- Our confidence in software systems depends on our confidence in the exhaustiveness of our testing. As software systems get more complex, the task of exhaustive testing becomes more complex and even infeasible in some cases. In order to build less error prone systems, we therefore need to not only focus on quickly and efficiently identifying bugs through testing and verification of software, but also on identifying factors associated with bugs in order to prevent them from occurring in the first place. This thesis shows how mutation testing and fault prediction can be used to improve the quality of software.
In the first part of this thesis, we investigate the notion of testedness and how that is associated with widely-used measures of test suite quality. The first measure is statement coverage, the simplest and best-known code coverage measure. The second measure is mutation score, a supposedly more powerful, though expensive, measure. We evaluate these measures using the actual criteria of interest; if a program element is (by these measures) well tested at a given point in time, it should require fewer future bug-fixes than a "poorly tested" element. If not, then it seems likely that we are not effectively measuring testedness. We show that both statement coverage and mutation score have only a weak negative correlation with bug-fixes, mutation score having slightly stronger correlation between the two.
In the second part, we investigate the applicability of mutation analysis in real world complex software system. Despite four decades of research on mutation analysis technique, its use in large systems is still rare, in part due to computational requirements and high numbers of false positives. We present our experiences using mutation analysis on the Linux kernel's RCU (Read Copy Update) module, where we adapt existing techniques to constrain the complexity and computation requirements. We show that mutation analysis can be a useful tool, uncovering gaps in even well-tested module like RCU. This experiment has not only led to the identification of gaps and bugs in the RCU module but also has led to a discussion on identifying domain specific mutants in order to increase the applicability of mutation analysis in real world applications.

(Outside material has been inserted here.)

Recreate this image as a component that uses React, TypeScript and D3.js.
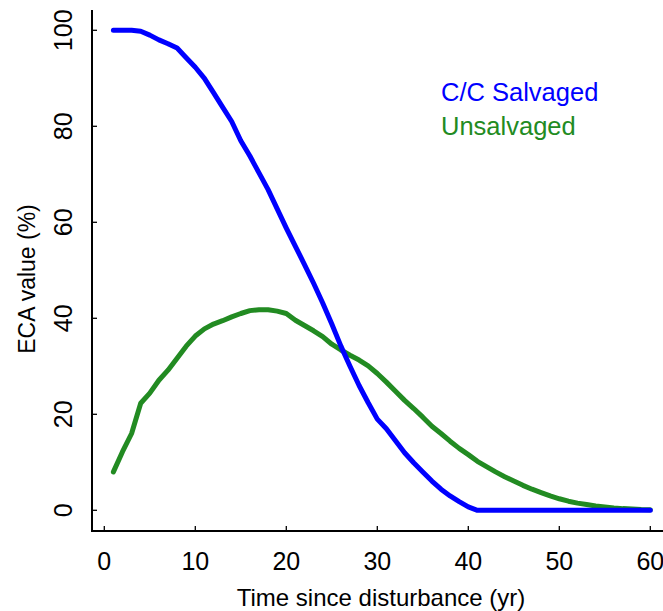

In the third part, we investigate fault prediction models. Although there has been much research on predicting failures, those predictions usually concentrate either on the technical, or the social side of software development. However, software development is not an isolated activity, it requires coordination between individuals and technology. Therefore, to attain the best possible predictive capability, we need to analyze the complex interactions between socio-technical factors. Using one such socio technical factor, merge conflict, we found significant improvement in fault prediction.